What do you think about this so-called zip code education? Too much, or does it make sense?

16 Responses to “Zip Code Education”

  1. Peter Schott

    Interesting topic and I do understand the desire for a better education, but lying about an address isn't the right way to address this. Opening some sort of flexible boundary doesn't work well, either. How far do you let it go? Who decides exceptions? What about the people right next door to that boundary line? Maybe all of the schools should be open to anyone and your taxes just go towards the school you're using.
    In that case, let's make a call for people to have school vouchers towards their school – public or private (or even *gasp* private religion-based schools). Everyone gets the same amount per child to use towards the school of their choice. If the local public school is failing, they will either improve or die. It sounds a bit harsh, but just throwing money at failing schools doesn't guarantee success – in many cases it results in more lost money as the school continues to fail.

    It's sad that the case in CT came to this, but the woman was fraudulently using other people's tax money (their local taxes towards the school district). I don't think CPS should have stepped in to take the kids or that the person who let the mom use her address were treated fairly. That could have been handled by a fine instead of eviction and confiscation. I do have to say that the mom is guilty, whether we think it's fair or not. (and I do sympathize with her situation) We need to fix the system to address this problem. Personally, I think the best solution to be fair would be a voucher system towards whatever school you want your kids to attend. If your local public school is great – keep going there. If your district is failing, let the parents take their kids elsewhere.

  2. giveawayhound

    I wouldn't lie to get my son into a better school. That would set a very bad example for my son, IMO.

  3. Teresa Moore

    Well, where I live we have over 19 elementary schools in a pretty good size area. We have several towns bordering each other in one county which is why we have so many schools.

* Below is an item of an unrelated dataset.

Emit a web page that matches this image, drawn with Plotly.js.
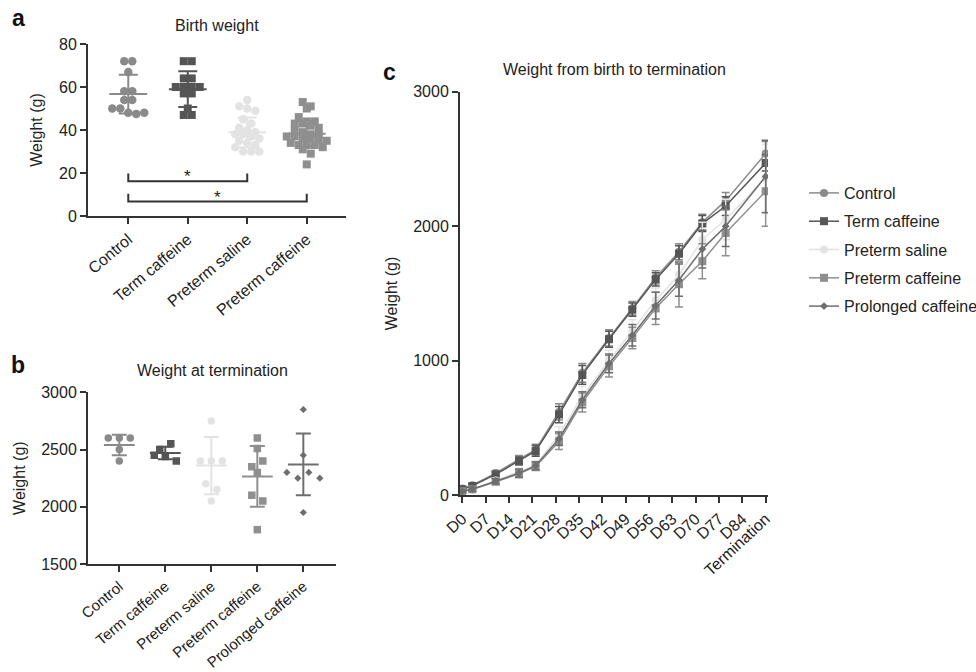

Thankfully, we have school choice. Every spring you can apply to get your child in another school. I think you can put down three choices. The parents, if they get school choice, they are responsible for getting their child too and from school. i like that we have options here, but I know I would not lie about where I live. That too me is setting a bad example for your child.

  4. Cindi

    I remember the CT. case that you are talking about! We live in our town because
    it is known for its' quality educational system…The taxes are higher here than most
    of the towns around us, but, because Illinois' is basically broke ( because of fabulous
    governors ), the schools just made major layoffs! I wish every child could have a
    great education in school and at home! Maybe, one day they will.
    Thanks, Cindi

  5. Nadine

    My husband is a teacher in a small town but at a very good school. The school 20 miles away is absolutely horrible. We have several families open enroll their children at our school for a better education and better (and safer) experience. I would find it horrible for those parents if they didn't have the option to open enroll. I would not lie about my address to get my child in a better school, but I would do whatever I could (legally) to get my child the best and safest education experience possible!

  6. Susan Smith

    I wouldn't lie to get my son into a better school. When we movied into the area we picked an area that has an excellent school system. We also pay taxes for that school system so I wouldn't want someone is not living in this area to be be able to send their children to my district. They need to sen their children to the school nearest them even if it's not a good school district.

  7. Janet

    I wouldn't lie to get my child into a better school. I draw the line at that. If I lied, what sort of example would I be setting for my child?

    There are people in this world who have gone to excellent schools and yet they are failures with their lives. And there are people who have overcome the most horrid upbringings to go on to be major successes. That is the way that I would look at it if my child were in a not-so-desirable school district. Plus, as a parent, it is my job to ensure that my child is getting the best education possible. That means that I would pull out the school books and teach my child whatever it is that they aren't learning in school. My grandparents did that with my parents, my parents did that with me, and I am doing that with my children. As the saying goes, it takes a village to raise a child. Where there is a will, there is a way and it doesn't include breaking the law.

  8. talliana

    When we were looking for a house two years ago I told my realtor that our #1 priority was getting into an A rated school system. Once we found the school district I search for several months until we found a house we could afford in one of the upper middle class neighborhoods nearby. Yes I would do anything to give my kids the chances that me and my husband never had. It is not easy for a Black family to try to get into a predominantly white school district without someone questioning them about where they live. But we were lucky that we could do so by moving into the top rated school district rather than trying to sneak into the system.

  9. Wilma P

    I favor a voucher system so a famiy can send their child to a school that is safe and actually educating children.
    Eventually, the failing schools would either step up their game or just quietly fade away. I have a friend who teaches at a charter school in Pittsburgh and the students are inner-city children who were not doing too well until they came to the charter school. No one is failing, almost every student is graduating and some are even going on to college.
    This school and its teachers are really committed to education.

  10. Kenia

    I wouldn't lie either but the family was homeless, what address was she supposed to put? I think they should have helped her out instead of all that jail time. I have seem cases where child molesters didn't see any jail time but this woman gets to go to jail for up to 12 years!!! We all want the best for our kids.

    This is a very interesting topic =]

  11. Aisha Holley

    I would do everything I can to make sure my kids would go to a very good school. Their education is so important and if I can't enroll them in a good school I'd home school them.

  12. Erica C.

    It's terrible that people have to lie about it, but most parents would lie in these situations.

  13. Rosanne

    So often we blame the school when it's the parents who don't get their kids to bed on time, feed them a decent breakfast yet they have money for cigarettes and drugs and alcohol, and don't attend teacher conferences. If the school is not up to par, go to the library, read to your child, do math problems. I grew up in am impoverished neighborhood to an unemployed alcoholic father and a mentally ill mother. I graduated college and all four of my sons attend top 50 universities with honors. Where there's a will there's a way. My husband and I sacrificed enormously for them to attend religious schools. We made sure they did their homework and cooperated with the teachers.